Collected data entries

______________________________

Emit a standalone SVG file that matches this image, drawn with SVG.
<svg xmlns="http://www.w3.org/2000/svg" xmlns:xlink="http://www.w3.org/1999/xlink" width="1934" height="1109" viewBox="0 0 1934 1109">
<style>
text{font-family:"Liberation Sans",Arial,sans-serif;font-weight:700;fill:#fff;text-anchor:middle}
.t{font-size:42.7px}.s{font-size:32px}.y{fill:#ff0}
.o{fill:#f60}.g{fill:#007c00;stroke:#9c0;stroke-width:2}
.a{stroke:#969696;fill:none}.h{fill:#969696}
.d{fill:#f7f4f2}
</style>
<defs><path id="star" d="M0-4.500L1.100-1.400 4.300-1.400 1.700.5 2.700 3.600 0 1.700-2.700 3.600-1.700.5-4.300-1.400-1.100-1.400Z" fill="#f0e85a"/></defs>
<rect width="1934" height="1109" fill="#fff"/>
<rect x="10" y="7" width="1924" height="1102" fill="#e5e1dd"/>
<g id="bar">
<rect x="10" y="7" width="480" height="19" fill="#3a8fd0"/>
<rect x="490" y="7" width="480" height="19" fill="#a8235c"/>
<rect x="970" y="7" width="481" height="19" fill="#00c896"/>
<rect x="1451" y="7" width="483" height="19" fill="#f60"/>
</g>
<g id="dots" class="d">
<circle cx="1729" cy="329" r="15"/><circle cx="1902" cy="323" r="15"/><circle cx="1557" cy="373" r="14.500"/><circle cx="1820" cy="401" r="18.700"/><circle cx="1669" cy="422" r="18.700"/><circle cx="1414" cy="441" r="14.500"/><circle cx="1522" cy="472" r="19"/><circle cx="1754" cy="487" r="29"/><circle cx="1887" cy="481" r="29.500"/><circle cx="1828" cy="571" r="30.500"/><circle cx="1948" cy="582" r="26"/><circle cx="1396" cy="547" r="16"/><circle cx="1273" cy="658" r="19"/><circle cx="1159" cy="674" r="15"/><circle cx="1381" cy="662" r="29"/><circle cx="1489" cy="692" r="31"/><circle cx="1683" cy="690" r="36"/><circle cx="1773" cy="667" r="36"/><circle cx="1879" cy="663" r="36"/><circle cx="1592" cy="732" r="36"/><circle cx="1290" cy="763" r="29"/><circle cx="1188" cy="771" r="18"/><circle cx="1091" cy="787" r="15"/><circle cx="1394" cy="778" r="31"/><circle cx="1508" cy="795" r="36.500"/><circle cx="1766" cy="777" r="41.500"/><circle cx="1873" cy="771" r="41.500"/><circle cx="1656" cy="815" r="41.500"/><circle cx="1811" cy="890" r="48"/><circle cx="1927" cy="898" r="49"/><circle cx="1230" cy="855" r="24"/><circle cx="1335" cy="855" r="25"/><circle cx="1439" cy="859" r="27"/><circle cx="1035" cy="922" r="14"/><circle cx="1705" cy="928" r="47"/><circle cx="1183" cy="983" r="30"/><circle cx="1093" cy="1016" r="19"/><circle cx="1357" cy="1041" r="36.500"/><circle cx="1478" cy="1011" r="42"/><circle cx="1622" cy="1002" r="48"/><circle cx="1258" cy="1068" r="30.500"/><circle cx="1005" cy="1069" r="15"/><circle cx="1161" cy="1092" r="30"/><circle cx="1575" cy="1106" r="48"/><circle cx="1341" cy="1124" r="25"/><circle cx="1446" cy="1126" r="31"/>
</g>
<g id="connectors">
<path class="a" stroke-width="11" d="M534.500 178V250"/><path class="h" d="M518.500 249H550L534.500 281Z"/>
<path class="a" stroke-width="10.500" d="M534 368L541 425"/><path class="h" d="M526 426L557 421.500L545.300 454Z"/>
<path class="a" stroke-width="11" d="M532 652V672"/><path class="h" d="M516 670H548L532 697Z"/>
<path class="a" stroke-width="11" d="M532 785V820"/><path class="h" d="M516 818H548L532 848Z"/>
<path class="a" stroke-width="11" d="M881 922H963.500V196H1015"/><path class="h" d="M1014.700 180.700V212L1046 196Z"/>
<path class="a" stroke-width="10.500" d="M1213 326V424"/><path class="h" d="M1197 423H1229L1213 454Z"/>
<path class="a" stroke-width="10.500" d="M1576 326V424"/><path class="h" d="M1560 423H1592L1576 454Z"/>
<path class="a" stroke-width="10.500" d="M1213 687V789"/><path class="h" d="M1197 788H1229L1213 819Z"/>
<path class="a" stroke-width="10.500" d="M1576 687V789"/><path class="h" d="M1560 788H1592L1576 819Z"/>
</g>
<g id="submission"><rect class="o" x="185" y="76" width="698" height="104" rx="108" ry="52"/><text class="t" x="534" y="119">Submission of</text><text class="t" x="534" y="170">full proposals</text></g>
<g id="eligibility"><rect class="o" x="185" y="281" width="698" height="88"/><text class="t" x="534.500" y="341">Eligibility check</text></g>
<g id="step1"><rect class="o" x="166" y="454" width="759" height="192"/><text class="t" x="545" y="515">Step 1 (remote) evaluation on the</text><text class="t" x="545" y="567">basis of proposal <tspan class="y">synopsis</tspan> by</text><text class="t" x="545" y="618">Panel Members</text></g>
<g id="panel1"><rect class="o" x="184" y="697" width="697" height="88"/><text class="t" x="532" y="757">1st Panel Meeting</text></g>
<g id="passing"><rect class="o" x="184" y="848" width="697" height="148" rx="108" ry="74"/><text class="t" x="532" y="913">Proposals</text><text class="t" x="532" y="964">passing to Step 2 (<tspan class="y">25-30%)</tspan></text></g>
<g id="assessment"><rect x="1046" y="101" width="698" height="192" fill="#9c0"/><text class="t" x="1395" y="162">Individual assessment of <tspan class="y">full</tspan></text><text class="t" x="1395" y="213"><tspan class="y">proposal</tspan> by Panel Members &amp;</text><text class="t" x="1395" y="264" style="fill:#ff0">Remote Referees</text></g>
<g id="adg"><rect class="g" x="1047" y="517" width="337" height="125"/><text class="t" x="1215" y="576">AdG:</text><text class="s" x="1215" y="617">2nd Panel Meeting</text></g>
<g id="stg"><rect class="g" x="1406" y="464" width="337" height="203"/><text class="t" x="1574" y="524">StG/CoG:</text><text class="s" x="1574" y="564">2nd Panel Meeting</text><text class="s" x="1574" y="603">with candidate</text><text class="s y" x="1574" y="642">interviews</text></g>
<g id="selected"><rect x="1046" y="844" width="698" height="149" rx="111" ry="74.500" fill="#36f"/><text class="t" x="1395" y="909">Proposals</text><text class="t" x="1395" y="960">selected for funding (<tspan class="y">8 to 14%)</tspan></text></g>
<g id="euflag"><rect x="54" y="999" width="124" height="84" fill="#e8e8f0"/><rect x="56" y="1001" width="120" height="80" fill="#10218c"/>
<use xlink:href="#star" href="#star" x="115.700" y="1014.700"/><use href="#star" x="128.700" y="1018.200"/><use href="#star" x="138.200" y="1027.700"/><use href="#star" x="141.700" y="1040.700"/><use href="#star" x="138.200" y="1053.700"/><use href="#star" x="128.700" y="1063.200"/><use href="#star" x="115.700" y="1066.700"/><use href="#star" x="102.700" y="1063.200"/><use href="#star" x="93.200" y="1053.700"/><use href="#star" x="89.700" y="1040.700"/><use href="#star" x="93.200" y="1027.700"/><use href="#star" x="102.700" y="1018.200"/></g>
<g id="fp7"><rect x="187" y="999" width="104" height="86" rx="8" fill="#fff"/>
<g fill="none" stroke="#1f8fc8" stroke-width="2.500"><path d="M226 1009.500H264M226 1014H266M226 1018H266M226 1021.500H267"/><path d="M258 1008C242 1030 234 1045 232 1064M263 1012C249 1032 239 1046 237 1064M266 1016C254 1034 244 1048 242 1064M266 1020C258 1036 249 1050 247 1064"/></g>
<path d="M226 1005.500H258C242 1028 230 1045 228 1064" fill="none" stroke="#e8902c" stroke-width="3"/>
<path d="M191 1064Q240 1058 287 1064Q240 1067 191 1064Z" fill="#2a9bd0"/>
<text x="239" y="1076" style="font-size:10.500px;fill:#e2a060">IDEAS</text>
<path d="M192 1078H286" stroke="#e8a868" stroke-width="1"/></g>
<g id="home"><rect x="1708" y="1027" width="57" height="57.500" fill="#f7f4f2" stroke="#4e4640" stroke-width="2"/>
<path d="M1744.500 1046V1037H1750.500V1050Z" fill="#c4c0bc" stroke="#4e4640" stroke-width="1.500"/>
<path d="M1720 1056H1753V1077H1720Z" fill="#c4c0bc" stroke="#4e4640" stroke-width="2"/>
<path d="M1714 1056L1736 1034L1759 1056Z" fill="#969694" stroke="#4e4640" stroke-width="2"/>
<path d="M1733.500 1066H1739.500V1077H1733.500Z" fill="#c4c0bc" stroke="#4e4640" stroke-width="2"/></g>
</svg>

______________________________

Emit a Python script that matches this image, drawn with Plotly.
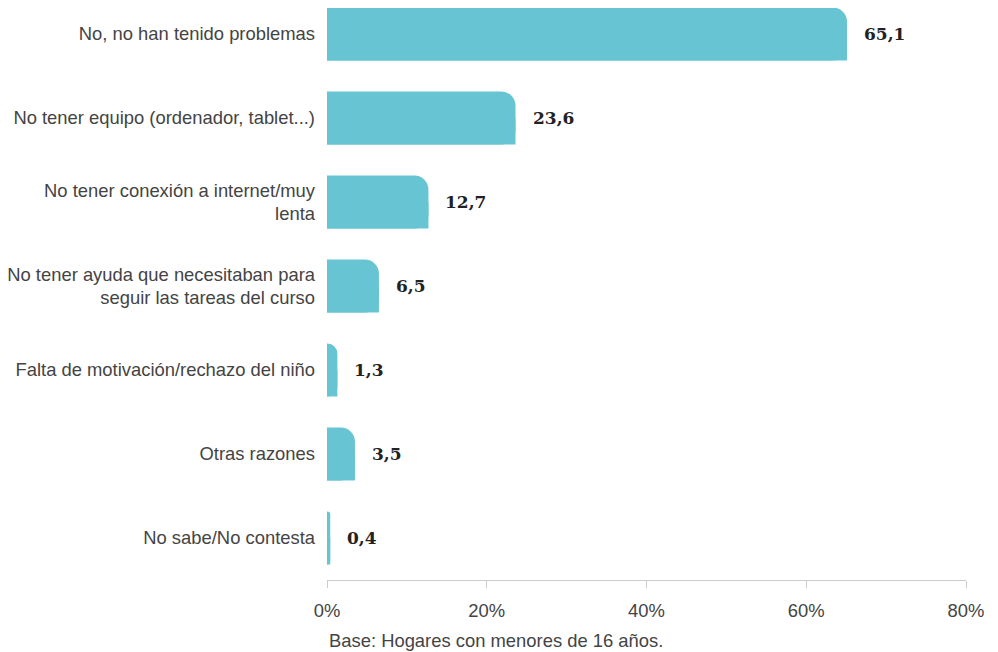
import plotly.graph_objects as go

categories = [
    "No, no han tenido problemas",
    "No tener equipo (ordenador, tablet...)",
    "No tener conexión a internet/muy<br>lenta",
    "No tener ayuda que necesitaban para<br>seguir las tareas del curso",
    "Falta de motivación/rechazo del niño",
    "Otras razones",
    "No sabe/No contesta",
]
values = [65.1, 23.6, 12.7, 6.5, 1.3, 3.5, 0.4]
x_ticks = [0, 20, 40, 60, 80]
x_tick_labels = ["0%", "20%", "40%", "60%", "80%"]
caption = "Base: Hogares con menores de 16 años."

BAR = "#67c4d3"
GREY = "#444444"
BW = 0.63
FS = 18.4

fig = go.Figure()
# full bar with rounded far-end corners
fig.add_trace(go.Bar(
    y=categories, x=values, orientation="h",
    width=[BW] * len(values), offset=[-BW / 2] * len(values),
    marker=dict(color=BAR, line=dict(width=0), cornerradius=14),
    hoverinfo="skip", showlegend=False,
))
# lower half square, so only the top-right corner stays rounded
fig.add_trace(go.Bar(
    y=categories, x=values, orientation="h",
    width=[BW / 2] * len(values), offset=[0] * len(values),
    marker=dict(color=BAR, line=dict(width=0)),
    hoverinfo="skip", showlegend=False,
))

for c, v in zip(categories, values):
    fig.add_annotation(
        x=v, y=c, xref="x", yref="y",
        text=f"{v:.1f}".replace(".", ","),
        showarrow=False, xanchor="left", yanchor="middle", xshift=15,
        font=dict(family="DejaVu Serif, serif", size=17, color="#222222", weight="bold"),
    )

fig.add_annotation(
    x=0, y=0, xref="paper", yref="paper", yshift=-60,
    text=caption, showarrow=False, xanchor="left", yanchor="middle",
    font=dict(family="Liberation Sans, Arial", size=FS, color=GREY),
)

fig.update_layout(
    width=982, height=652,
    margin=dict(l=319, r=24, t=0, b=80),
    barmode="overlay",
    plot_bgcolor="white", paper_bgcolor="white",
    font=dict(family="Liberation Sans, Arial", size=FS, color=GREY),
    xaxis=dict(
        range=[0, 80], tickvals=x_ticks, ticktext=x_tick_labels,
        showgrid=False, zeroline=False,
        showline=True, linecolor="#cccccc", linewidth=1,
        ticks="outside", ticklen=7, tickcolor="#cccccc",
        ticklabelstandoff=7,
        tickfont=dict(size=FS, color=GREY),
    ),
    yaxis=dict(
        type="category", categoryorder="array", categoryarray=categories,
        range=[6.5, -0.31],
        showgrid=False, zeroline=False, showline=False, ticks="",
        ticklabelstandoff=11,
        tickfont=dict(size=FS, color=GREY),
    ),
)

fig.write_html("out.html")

______________________________

**Short exercise**
Of all the lines above, how many contain "Emit"? Give the number and nothing more.

**The completed task**
2